Wicked wobbled ...brought it to a stop ...cleaned shorts ...continued on to Eagle Vail for the completion of a great Triple Bypass (hottest one on record.)

After that I always descended with my knee on the TT to never have another wobble again.

saab2000
05-03-2006, 01:15 PM
The only real brown chamois moment in my cycling life was about 10-12 years ago descending from the Bachtel towards Hinwil near my house in Switzerland.

The Cinelli XA stem broke. The only thing keeping the bars from just flopping by the cables was the bolt that tightned the stem from underneath. The stem snapped across the front. The bars were free to rotate and were very loose. But enough steering control remained for me to sort of brake and but one leg over the top tube and use one shoe scraping on the ground to get me slowed. I wasn't going overly fast, probably not more than 35 miles per hour, but that would have been enough to suck had I fallen.

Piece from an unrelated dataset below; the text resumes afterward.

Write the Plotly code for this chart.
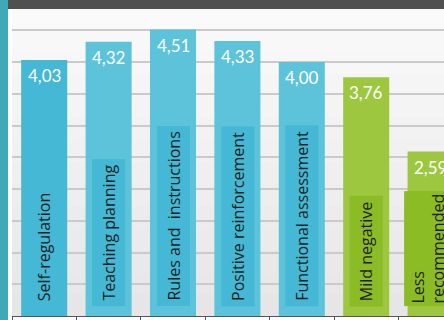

I don't know how I didn't fall.

Anyway, I have never had a 'fear of God' speed wobble, but the stem breaking incident is probably equally bad.

fstrthnu
05-03-2006, 01:25 PM
Campy Bora's. First generation all carbon tubular 2003. Just say NO! Very unbalanced.
Cascade Classic... though I was going to die. Was riding on a Colnago C-Something... no front end shimmy on that frame. Had plenty of weight on the front end too. I switched to Electrons for the rest of the season. Problem solved.

Fstrthnu

gone
05-03-2006, 01:42 PM
Descending toward the Mississippi in Wisconsin on a long, 11% downhill and really letting it run, probably going well over 45 mph. Went around a gentle curve and hit a just smaller than fist sized rock that I didn't see in the shade just before the curve sharpened. Started wobbling like crazy so naturally I took a death grip on the bars which needless to say made it worse. After a second or two which seemed like a lifetime as I was heading straight into an oncoming car, I relaxed my grip on the bars completely (this was really hard to do at the time) and nudged the top tube with my knee. Wobble stopped, regained control and got back into my lane.

The first one I ever had was probably the scariest though 'cause I didn't know what it was and how to stop it. I was going down a long hill on a windy day and got hit with a cross wind which started the wobble. Thought I had a flat and quickly checked both wheels - ok. Scared like crazy, gripped the bars like mad, and hit the brakes (thereby loading the front end even more). Convinced I was going down, unclipped whilst still braking. Wobble didn't stop until I got under about 15 mph. That was a long time ago and I remember it like it was yesterday. Did some research on causes/prevention and how to stop them once they started.

As I posted elsewhere, my most recent one was post-accident when still not completely healed and riding like a coward. I know I was tense on the bike and gripping too tight. These three are the only ones I've had. They become much less fearsome when you know how to stop them.